-- Start --

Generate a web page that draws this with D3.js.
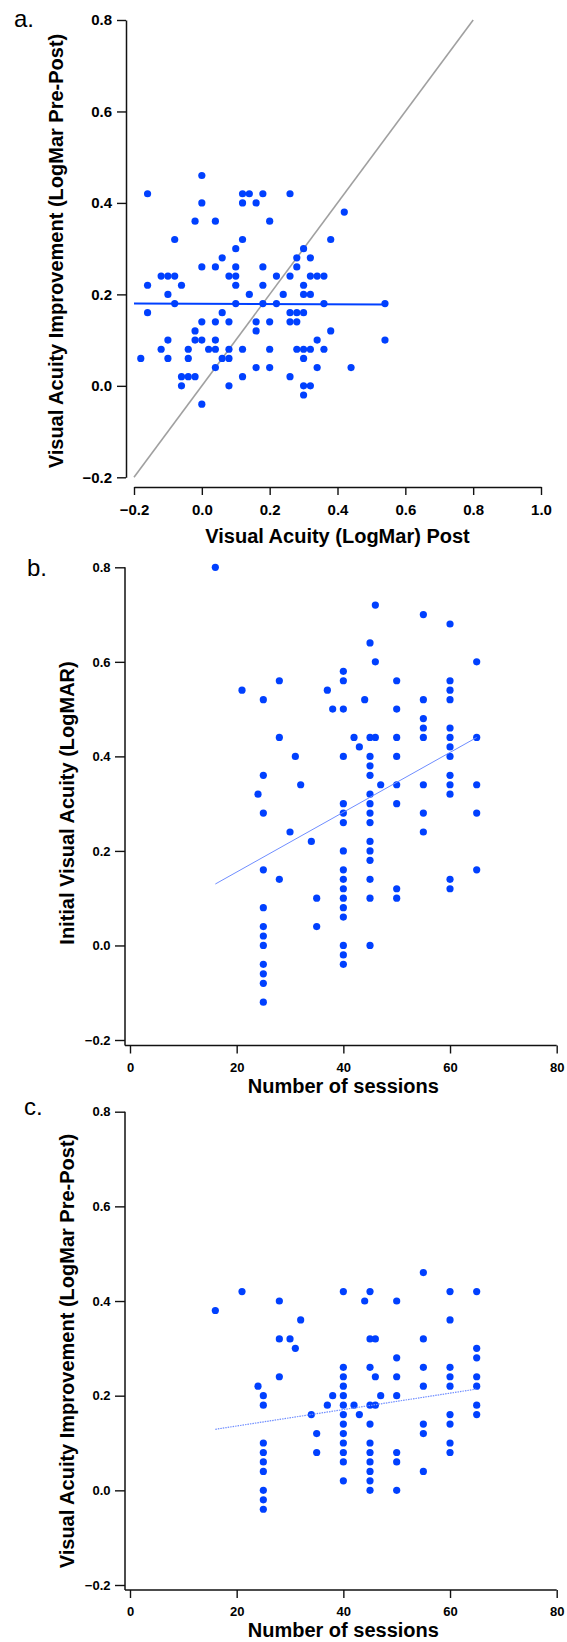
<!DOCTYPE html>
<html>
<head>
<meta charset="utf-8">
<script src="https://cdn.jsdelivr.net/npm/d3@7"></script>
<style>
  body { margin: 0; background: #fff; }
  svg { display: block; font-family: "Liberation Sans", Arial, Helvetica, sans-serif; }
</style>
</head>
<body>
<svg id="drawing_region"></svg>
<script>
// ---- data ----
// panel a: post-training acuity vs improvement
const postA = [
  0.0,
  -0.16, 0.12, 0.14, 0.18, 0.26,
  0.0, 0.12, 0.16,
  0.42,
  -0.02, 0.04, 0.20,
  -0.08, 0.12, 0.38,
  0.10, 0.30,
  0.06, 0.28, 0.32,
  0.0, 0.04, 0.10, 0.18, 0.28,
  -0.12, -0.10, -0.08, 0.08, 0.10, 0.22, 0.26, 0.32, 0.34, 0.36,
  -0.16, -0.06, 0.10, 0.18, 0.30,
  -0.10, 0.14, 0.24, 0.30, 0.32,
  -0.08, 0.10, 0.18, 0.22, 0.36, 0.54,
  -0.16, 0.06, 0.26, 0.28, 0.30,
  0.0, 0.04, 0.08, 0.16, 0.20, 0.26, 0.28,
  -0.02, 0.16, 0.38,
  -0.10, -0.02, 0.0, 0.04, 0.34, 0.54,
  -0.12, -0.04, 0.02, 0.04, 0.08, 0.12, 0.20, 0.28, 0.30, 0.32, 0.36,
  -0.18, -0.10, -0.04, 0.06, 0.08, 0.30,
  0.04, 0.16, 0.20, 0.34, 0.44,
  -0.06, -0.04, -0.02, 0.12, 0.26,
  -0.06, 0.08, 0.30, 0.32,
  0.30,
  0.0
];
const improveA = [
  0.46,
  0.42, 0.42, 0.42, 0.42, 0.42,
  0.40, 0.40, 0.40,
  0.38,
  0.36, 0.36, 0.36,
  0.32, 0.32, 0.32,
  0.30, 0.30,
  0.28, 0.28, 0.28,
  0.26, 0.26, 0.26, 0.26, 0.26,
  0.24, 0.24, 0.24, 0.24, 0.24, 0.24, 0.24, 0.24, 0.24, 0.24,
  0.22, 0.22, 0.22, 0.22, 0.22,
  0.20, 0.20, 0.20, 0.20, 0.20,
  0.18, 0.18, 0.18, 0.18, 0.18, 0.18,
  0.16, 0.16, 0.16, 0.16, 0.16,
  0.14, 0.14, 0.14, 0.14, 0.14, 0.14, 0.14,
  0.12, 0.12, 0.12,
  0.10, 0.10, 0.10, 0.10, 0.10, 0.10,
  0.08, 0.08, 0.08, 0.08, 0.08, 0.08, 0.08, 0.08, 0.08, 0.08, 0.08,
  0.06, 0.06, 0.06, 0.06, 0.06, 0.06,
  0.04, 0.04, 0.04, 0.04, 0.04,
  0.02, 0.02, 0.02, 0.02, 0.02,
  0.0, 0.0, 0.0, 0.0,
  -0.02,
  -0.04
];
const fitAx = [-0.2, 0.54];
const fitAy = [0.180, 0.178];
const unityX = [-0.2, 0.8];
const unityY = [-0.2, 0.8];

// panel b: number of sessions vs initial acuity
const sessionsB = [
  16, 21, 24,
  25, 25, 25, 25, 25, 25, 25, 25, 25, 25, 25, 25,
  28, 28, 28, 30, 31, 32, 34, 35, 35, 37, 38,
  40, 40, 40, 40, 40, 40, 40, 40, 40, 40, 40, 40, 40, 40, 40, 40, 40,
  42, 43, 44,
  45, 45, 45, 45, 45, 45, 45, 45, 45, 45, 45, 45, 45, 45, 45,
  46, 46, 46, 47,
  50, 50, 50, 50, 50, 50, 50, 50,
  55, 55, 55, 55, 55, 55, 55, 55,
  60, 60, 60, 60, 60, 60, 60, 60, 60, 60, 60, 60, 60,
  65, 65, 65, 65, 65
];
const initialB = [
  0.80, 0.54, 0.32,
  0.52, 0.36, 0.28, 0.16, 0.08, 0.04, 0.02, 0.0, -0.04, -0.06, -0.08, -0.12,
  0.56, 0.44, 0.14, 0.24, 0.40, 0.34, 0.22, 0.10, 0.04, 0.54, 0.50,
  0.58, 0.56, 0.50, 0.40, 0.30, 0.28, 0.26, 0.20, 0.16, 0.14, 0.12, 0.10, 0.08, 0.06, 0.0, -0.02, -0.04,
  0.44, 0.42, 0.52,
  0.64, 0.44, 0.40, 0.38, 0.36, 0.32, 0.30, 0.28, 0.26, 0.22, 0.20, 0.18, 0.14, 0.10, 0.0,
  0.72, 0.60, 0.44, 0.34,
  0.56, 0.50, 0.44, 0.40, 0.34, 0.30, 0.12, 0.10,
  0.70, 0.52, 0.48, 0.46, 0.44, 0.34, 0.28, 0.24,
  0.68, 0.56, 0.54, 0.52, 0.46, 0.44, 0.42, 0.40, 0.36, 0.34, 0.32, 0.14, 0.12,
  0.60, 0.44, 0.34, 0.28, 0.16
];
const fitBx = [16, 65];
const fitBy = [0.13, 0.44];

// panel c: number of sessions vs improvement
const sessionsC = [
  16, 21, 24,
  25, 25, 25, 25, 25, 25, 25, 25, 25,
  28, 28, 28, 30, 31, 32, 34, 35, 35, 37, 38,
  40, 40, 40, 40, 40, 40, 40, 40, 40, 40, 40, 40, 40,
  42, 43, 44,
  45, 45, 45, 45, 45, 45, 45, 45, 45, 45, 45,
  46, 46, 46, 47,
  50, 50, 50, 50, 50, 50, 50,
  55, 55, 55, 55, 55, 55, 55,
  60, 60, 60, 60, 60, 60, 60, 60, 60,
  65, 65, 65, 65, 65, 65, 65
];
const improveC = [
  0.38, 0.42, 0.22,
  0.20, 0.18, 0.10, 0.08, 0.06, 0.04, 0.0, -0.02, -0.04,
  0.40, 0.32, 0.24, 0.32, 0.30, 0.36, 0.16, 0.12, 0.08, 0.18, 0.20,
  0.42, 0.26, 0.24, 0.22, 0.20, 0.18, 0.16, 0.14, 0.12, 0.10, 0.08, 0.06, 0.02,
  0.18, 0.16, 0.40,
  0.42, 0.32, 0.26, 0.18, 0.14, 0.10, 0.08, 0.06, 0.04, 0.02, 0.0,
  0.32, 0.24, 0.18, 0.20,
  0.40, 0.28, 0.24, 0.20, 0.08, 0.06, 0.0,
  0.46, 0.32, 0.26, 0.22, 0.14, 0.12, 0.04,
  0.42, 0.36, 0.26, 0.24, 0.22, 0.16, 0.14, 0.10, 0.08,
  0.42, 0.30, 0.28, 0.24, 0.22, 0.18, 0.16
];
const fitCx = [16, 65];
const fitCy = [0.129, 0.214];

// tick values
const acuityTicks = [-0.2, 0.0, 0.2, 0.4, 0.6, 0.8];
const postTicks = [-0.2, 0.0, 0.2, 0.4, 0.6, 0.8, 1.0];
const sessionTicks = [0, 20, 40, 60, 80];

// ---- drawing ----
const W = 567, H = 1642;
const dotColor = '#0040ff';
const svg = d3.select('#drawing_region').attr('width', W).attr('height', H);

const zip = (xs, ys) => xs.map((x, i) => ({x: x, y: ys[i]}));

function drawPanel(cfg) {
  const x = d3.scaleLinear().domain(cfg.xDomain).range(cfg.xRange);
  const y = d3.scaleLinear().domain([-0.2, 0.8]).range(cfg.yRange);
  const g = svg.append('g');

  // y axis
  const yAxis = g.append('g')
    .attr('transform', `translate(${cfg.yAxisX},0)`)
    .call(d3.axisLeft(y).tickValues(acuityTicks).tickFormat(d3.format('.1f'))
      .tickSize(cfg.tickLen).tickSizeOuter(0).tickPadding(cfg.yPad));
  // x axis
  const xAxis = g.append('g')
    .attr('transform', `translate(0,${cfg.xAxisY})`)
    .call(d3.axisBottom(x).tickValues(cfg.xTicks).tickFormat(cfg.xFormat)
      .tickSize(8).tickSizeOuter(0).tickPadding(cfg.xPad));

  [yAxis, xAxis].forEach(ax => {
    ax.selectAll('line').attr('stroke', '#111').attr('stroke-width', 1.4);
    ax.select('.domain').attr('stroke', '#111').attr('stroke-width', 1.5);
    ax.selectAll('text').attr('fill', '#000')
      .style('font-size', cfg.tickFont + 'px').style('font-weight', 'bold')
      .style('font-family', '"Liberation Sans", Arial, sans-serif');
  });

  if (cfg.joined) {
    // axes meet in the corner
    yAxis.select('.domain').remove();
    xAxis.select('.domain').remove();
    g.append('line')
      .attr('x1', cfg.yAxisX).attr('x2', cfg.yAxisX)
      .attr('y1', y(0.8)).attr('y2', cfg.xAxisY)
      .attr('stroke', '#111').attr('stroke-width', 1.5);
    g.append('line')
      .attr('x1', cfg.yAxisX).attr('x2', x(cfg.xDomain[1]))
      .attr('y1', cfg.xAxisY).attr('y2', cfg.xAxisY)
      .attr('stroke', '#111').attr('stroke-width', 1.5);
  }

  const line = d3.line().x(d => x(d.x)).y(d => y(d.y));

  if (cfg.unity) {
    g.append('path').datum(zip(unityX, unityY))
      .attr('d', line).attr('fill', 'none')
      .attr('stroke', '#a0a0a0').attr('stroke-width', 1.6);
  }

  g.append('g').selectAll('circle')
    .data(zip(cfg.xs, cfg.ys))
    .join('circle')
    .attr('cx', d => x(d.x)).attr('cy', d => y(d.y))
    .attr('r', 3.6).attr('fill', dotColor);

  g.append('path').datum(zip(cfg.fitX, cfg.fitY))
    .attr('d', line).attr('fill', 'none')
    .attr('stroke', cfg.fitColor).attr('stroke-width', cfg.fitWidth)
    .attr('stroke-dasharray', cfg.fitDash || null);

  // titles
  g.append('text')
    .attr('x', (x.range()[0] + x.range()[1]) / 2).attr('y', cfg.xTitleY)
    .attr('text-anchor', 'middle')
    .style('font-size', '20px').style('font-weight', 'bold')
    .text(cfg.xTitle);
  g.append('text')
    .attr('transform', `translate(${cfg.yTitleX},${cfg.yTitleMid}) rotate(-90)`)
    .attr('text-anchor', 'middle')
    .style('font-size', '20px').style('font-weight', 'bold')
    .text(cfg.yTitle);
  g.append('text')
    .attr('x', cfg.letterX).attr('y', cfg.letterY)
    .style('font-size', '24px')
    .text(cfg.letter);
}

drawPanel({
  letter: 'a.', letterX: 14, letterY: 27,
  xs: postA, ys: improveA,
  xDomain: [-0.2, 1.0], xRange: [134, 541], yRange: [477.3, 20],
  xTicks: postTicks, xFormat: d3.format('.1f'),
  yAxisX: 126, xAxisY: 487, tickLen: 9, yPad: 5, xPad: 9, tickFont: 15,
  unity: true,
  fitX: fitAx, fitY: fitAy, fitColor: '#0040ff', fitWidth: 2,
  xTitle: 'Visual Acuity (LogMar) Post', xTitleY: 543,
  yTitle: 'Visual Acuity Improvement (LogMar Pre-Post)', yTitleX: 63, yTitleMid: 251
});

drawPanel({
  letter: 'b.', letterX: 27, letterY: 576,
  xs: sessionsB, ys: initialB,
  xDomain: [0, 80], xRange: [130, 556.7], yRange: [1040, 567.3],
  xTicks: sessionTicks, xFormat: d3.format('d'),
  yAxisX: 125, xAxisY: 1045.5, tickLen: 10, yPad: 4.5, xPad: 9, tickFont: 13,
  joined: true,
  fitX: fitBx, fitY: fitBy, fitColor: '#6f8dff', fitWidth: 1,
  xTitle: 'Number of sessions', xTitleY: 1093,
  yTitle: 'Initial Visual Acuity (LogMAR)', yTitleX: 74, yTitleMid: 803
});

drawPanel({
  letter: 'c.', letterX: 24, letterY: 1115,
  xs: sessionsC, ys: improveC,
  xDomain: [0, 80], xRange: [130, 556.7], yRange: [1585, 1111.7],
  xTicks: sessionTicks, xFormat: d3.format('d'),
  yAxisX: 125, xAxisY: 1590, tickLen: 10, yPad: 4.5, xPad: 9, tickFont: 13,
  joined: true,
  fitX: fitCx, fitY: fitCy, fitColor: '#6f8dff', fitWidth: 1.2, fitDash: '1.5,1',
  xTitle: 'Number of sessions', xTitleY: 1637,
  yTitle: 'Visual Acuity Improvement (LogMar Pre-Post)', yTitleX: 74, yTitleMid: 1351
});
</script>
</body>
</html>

-- End --

SHORT PROBLEM:
Starting with the first line of the data above and ending with the line containing "const unityY = [-0.2, 0.8];", please restate every line exactly, leaving images out.

TASK RESPONSE:
Generate a web page that draws this with D3.js.
<!DOCTYPE html>
<html>
<head>
<meta charset="utf-8">
<script src="https://cdn.jsdelivr.net/npm/d3@7"></script>
<style>
  body { margin: 0; background: #fff; }
  svg { display: block; font-family: "Liberation Sans", Arial, Helvetica, sans-serif; }
</style>
</head>
<body>
<svg id="drawing_region"></svg>
<script>
// ---- data ----
// panel a: post-training acuity vs improvement
const postA = [
  0.0,
  -0.16, 0.12, 0.14, 0.18, 0.26,
  0.0, 0.12, 0.16,
  0.42,
  -0.02, 0.04, 0.20,
  -0.08, 0.12, 0.38,
  0.10, 0.30,
  0.06, 0.28, 0.32,
  0.0, 0.04, 0.10, 0.18, 0.28,
  -0.12, -0.10, -0.08, 0.08, 0.10, 0.22, 0.26, 0.32, 0.34, 0.36,
  -0.16, -0.06, 0.10, 0.18, 0.30,
  -0.10, 0.14, 0.24, 0.30, 0.32,
  -0.08, 0.10, 0.18, 0.22, 0.36, 0.54,
  -0.16, 0.06, 0.26, 0.28, 0.30,
  0.0, 0.04, 0.08, 0.16, 0.20, 0.26, 0.28,
  -0.02, 0.16, 0.38,
  -0.10, -0.02, 0.0, 0.04, 0.34, 0.54,
  -0.12, -0.04, 0.02, 0.04, 0.08, 0.12, 0.20, 0.28, 0.30, 0.32, 0.36,
  -0.18, -0.10, -0.04, 0.06, 0.08, 0.30,
  0.04, 0.16, 0.20, 0.34, 0.44,
  -0.06, -0.04, -0.02, 0.12, 0.26,
  -0.06, 0.08, 0.30, 0.32,
  0.30,
  0.0
];
const improveA = [
  0.46,
  0.42, 0.42, 0.42, 0.42, 0.42,
  0.40, 0.40, 0.40,
  0.38,
  0.36, 0.36, 0.36,
  0.32, 0.32, 0.32,
  0.30, 0.30,
  0.28, 0.28, 0.28,
  0.26, 0.26, 0.26, 0.26, 0.26,
  0.24, 0.24, 0.24, 0.24, 0.24, 0.24, 0.24, 0.24, 0.24, 0.24,
  0.22, 0.22, 0.22, 0.22, 0.22,
  0.20, 0.20, 0.20, 0.20, 0.20,
  0.18, 0.18, 0.18, 0.18, 0.18, 0.18,
  0.16, 0.16, 0.16, 0.16, 0.16,
  0.14, 0.14, 0.14, 0.14, 0.14, 0.14, 0.14,
  0.12, 0.12, 0.12,
  0.10, 0.10, 0.10, 0.10, 0.10, 0.10,
  0.08, 0.08, 0.08, 0.08, 0.08, 0.08, 0.08, 0.08, 0.08, 0.08, 0.08,
  0.06, 0.06, 0.06, 0.06, 0.06, 0.06,
  0.04, 0.04, 0.04, 0.04, 0.04,
  0.02, 0.02, 0.02, 0.02, 0.02,
  0.0, 0.0, 0.0, 0.0,
  -0.02,
  -0.04
];
const fitAx = [-0.2, 0.54];
const fitAy = [0.180, 0.178];
const unityX = [-0.2, 0.8];
const unityY = [-0.2, 0.8];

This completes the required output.